7.18.2010

Choir Notes


Love's Beautiful Music
From Music and the Spoken Word
Delivered By: Lloyd D. Newell • Program 4215


The sweet music of love changes everything within us and around us; it opens our hearts in a way that nothing else can. Even in the midst of life’s challenges and difficulties, love fills us with a sense of gratitude, hope, and renewal. It’s like a wonderful song that never ends.

When questioned about fame and success, a well-known actor said, “Don’t you know it is all about being able to extend love to people? Not in a big, capital-letter sense but in the everyday. Little by little, task by task, gesture by gesture, word by word.”1 Indeed, it’s been said that love is more than a feeling; it’s a verb, an action. Love gives meaning to life, enlarges our hearts, and enables every other virtue—like compassion, patience, and selflessness. Life consists of so much more than money, fame, or power—and that “more” is love.

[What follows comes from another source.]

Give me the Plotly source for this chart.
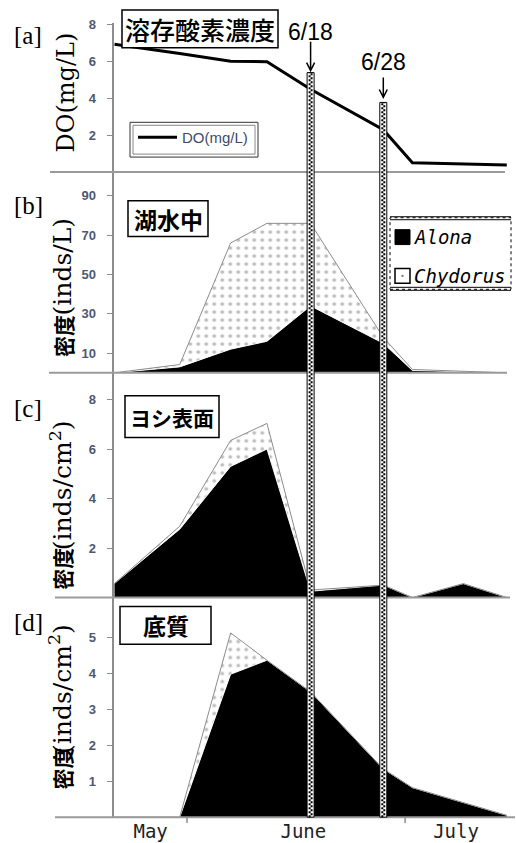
import plotly.graph_objects as go

# ---- data -------------------------------------------------------------
sample_dates = ["2013-05-22", "2013-05-31", "2013-06-07", "2013-06-12", "2013-06-18",
                "2013-06-28", "2013-07-02", "2013-07-09", "2013-07-15"]

# [a] dissolved oxygen (mg/L)
do_mgL = [6.95, 6.45, 6.02, 6.0, 4.5, 2.3, 0.5, 0.42, 0.38]

# [b] lake water (inds/L)
alona_lake = [0, 3, 12, 16, 34, 15, 1.2, 0.6, 0]
chydorus_lake = [0, 1.2, 54, 60, 42, 3, 0.5, 0.3, 0]

# [c] reed surface (inds/cm2)
alona_reed = [0.56, 2.76, 5.3, 6.0, 0.25, 0.5, 0, 0.56, 0]
chydorus_reed = [0, 0.12, 1.05, 1.04, 0.05, 0, 0, 0, 0]

# [d] sediment (inds/cm2)
alona_sed = [0, 0, 3.97, 4.36, 3.48, 1.34, 0.82, 0.4, 0.05]
chydorus_sed = [0, 0, 1.15, 0, 0, 0, 0, 0, 0]

month_centers = ["2013-05-27", "2013-06-17", "2013-07-08"]
month_names = ["May", "June", "July"]
month_starts = ["2013-06-01", "2013-07-01"]
event_dates = ["2013-06-18", "2013-06-28"]
event_labels = ["6/18", "6/28"]
x_range = ["2013-05-22", "2013-07-15"]

panel_titles = ["溶存酸素濃度", "湖水中", "ヨシ表面", "底質"]
panel_tags = ["[a]", "[b]", "[c]", "[d]"]

# ---- page geometry helpers ---------------------------------------------
W, H = 516, 843


def px(x):
    return x / W


def py(y):
    return 1 - y / H


X_DOMAIN = [px(114.3), px(506.9)]
AXIS_GREY = "#8c8c8c"
TICK_FONT = dict(family="Liberation Sans", size=13, color="#4f5872", weight="bold")
DOTS = dict(shape=".", fgcolor="#7a7a7a", bgcolor="white", size=8, solidity=0.17)

fig = go.Figure()

# [a] DO line
fig.add_trace(go.Scatter(x=sample_dates, y=do_mgL, mode="lines",
                         line=dict(color="black", width=3),
                         xaxis="x", yaxis="y", showlegend=False))

# stacked areas for [b]-[d]
stacks = [(alona_lake, chydorus_lake, "2"), (alona_reed, chydorus_reed, "3"),
          (alona_sed, chydorus_sed, "4")]
for alona, chydorus, k in stacks:
    fig.add_trace(go.Scatter(x=sample_dates, y=alona, mode="lines", stackgroup="s" + k,
                             line=dict(color="white", width=0.8), fillcolor="black",
                             xaxis="x" + k, yaxis="y" + k, showlegend=False))
    fig.add_trace(go.Scatter(x=sample_dates, y=chydorus, mode="lines", stackgroup="s" + k,
                             line=dict(color="#8c8c8c", width=1), fillcolor="white",
                             fillpattern=DOTS,
                             xaxis="x" + k, yaxis="y" + k, showlegend=False))

# axes: (top px, bottom px, y range, tick values)
panels = [(18, 168, [0, 8.11], [2, 4, 6, 8]),
          (168, 370, [0, 102.1], [10, 30, 50, 70, 90]),
          (370, 596, [0, 9.085], [2, 4, 6, 8]),
          (596, 817, [0, 6.105], [1, 2, 3, 4, 5])]

layout = dict(width=W, height=H, margin=dict(l=0, r=0, t=0, b=0),
              paper_bgcolor="white", plot_bgcolor="rgba(0,0,0,0)", showlegend=False)

for i, (top, bot, yr, tv) in enumerate(panels):
    sfx = "" if i == 0 else str(i + 1)
    layout["xaxis" + sfx] = dict(domain=X_DOMAIN, range=x_range, type="date",
                                 anchor="y" + sfx, showgrid=False, zeroline=False,
                                 showline=False, showticklabels=False, ticks="")
    layout["yaxis" + sfx] = dict(domain=[py(bot), py(top)], range=yr, anchor="x" + sfx,
                                 tickvals=tv, showgrid=False, zeroline=False,
                                 showline=True, linecolor=AXIS_GREY, linewidth=1.5,
                                 ticks="outside", ticklen=6, tickcolor=AXIS_GREY,
                                 tickfont=TICK_FONT, ticklabelstandoff=8)

layout["xaxis4"].update(showticklabels=True, tickvals=month_centers, ticktext=month_names,
                        tickfont=dict(family="DejaVu Sans Mono", size=19, color="#222"),
                        ticklabelstandoff=1)

fig.update_layout(**layout)

shapes = []
annotations = []


def note(text, x, y, size, family, color="black", xanchor="center", angle=0, weight="normal"):
    annotations.append(dict(x=px(x), y=py(y), xref="paper", yref="paper", text=text,
                            xanchor=xanchor, yanchor="middle", textangle=angle,
                            showarrow=False,
                            font=dict(family=family, size=size, color=color, weight=weight)))


# baselines between panels
for y0, xl, xr in [(168, 50, 505), (370, 49, 507), (596, 55, 510), (817, 55, 515)]:
    shapes.append(dict(type="line", xref="paper", yref="paper", x0=px(xl), x1=px(xr),
                       y0=py(y0), y1=py(y0), line=dict(color="#9a9a9a", width=2)))

# month boundary ticks on the bottom axis
for d in month_starts:
    shapes.append(dict(type="line", xref="x4", yref="paper", x0=d, x1=d,
                       y0=py(817), y1=py(823), line=dict(color=AXIS_GREY, width=1.5)))

# hatched marker columns with arrows and date labels
for d, lab, top, a0, a1, ly in zip(event_dates, event_labels, [68, 98], [37, 73], [66, 93], [27, 57]):
    shapes.append(dict(type="rect", xref="x", xsizemode="pixel", xanchor=d, x0=-3.5, x1=3.5,
                       yref="paper", y0=py(817), y1=py(top), fillcolor="white",
                       line=dict(color="black", width=1), layer="above"))
    shapes.append(dict(type="line", xref="x", xsizemode="pixel", xanchor=d, x0=-1, x1=-1,
                       yref="paper", y0=py(817), y1=py(top),
                       line=dict(color="black", width=2, dash="2px,2px")))
    shapes.append(dict(type="line", xref="x", xsizemode="pixel", xanchor=d, x0=1, x1=1,
                       yref="paper", y0=py(817), y1=py(top),
                       line=dict(color="black", width=2, dash="0px,2px,2px,0px")))
    shapes.append(dict(type="path", xref="x", xsizemode="pixel", xanchor=d, yref="paper",
                       path=f"M 0,{py(a0)} L 0,{py(a1)} M -4,{py(a1 - 8)} L 0,{py(a1)} L 4,{py(a1 - 8)}",
                       line=dict(color="black", width=1.5)))
    annotations.append(dict(x=d, xref="x", y=py(ly), yref="paper", text=lab, showarrow=False,
                            xanchor="center", yanchor="middle",
                            font=dict(family="Liberation Sans", size=23, color="black")))

# panel title boxes
boxes = [(122, 5, 278, 43, 25, 500), (128, 197, 208, 233, 23, 700),
         (125, 393, 219, 435, 21, 700), (120, 605, 211, 643, 23, 700)]
for (x0, y0, x1, y1, fs, wt), title in zip(boxes, panel_titles):
    shapes.append(dict(type="rect", xref="paper", yref="paper", x0=px(x0), x1=px(x1),
                       y0=py(y1), y1=py(y0), fillcolor="white",
                       line=dict(color="black", width=1.5)))
    note(title, (x0 + x1) / 2, (y0 + y1) / 2, fs, "Noto Sans CJK JP", weight=wt)

# panel tags
for tag, yc in zip(panel_tags, [31, 202, 406, 621]):
    note(tag, 28, yc, 25, "Liberation Serif")

# y-axis titles (rotated, read bottom to top)
note("DO(mg/L)", 66, 88, 24, "DejaVu Serif", angle=-90)
for unit, xc, cjk_y, unit_y in [("(inds/L)", 62, 333, 264),
                                ("(inds/cm<sup>2</sup>)", 61, 567, 483),
                                ("(inds/cm<sup>2</sup>)", 61, 768, 688)]:
    note("密度", xc + 1, cjk_y, 21, "Noto Sans CJK JP", angle=-90, weight="bold")
    note(unit, xc, unit_y, 25, "DejaVu Serif", angle=-90)

# legend for [a]
shapes.append(dict(type="rect", xref="paper", yref="paper", x0=px(130), x1=px(258),
                   y0=py(153), y1=py(118), fillcolor="white", line=dict(color="#333", width=1)))
shapes.append(dict(type="rect", xref="paper", yref="paper", x0=px(133), x1=px(255),
                   y0=py(150), y1=py(121), line=dict(color="#888", width=1)))
shapes.append(dict(type="line", xref="paper", yref="paper", x0=px(138), x1=px(177),
                   y0=py(133), y1=py(133), line=dict(color="black", width=3)))
note("DO(mg/L)", 180, 133, 15, "Liberation Sans", color="#3f4a6e", xanchor="left")

# legend for [b]
shapes.append(dict(type="rect", xref="paper", yref="paper", x0=px(390), x1=px(511),
                   y0=py(286), y1=py(214), fillcolor="white",
                   line=dict(color="black", width=1, dash="dot")))
for yl in [213, 216, 284, 287]:
    shapes.append(dict(type="line", xref="paper", yref="paper", x0=px(390), x1=px(511),
                       y0=py(yl), y1=py(yl), line=dict(color="black", width=1)))
shapes.append(dict(type="rect", xref="paper", yref="paper", x0=px(395), x1=px(410),
                   y0=py(241), y1=py(226), fillcolor="black", line=dict(color="black", width=1)))
shapes.append(dict(type="rect", xref="paper", yref="paper", x0=px(395), x1=px(410),
                   y0=py(280), y1=py(265), fillcolor="white", line=dict(color="black", width=1.5)))
shapes.append(dict(type="rect", xref="paper", yref="paper", x0=px(401.5), x1=px(403.5),
                   y0=py(273.5), y1=py(271.5), fillcolor="#777", line=dict(width=0)))
for name, yc in [("Alona", 233), ("Chydorus", 273)]:
    note("<i>" + name + "</i>", 412, yc, 19, "DejaVu Sans Mono", xanchor="left")

fig.update_layout(shapes=shapes, annotations=annotations)
fig.write_html("out.html")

A man worked at a steel mill for almost 40 years, not because he loved steel or even the money he earned, but rather because he loved his family with all his heart. His love for them motivated him to provide for their needs, even if it meant doing work he would rather not do. Love gave purpose to his long days and inspired his positive actions and selfless concern.

Love is the essence of life. A medical doctor expressed it this way: “The key to our survival is love. When we love someone and feel loved by them, somehow along the way our suffering subsides, our deepest wounds begin healing, our hearts start to feel safe enough to be vulnerable and to open a little wider. We begin experiencing our own emotions and the feelings of those around us.”2

No matter our circumstances, we can learn to share and express love. We can nurture the love in our hearts so that it becomes a beautiful symphony of joy and contentment—a song that never ends.

1 Ralph Fiennes, in Dean Ornish, Love and Survival: The Scientific Basis for the Healing Power of Intimacy (1998), 169.
2 Dean Ornish, Love and Survival, 169.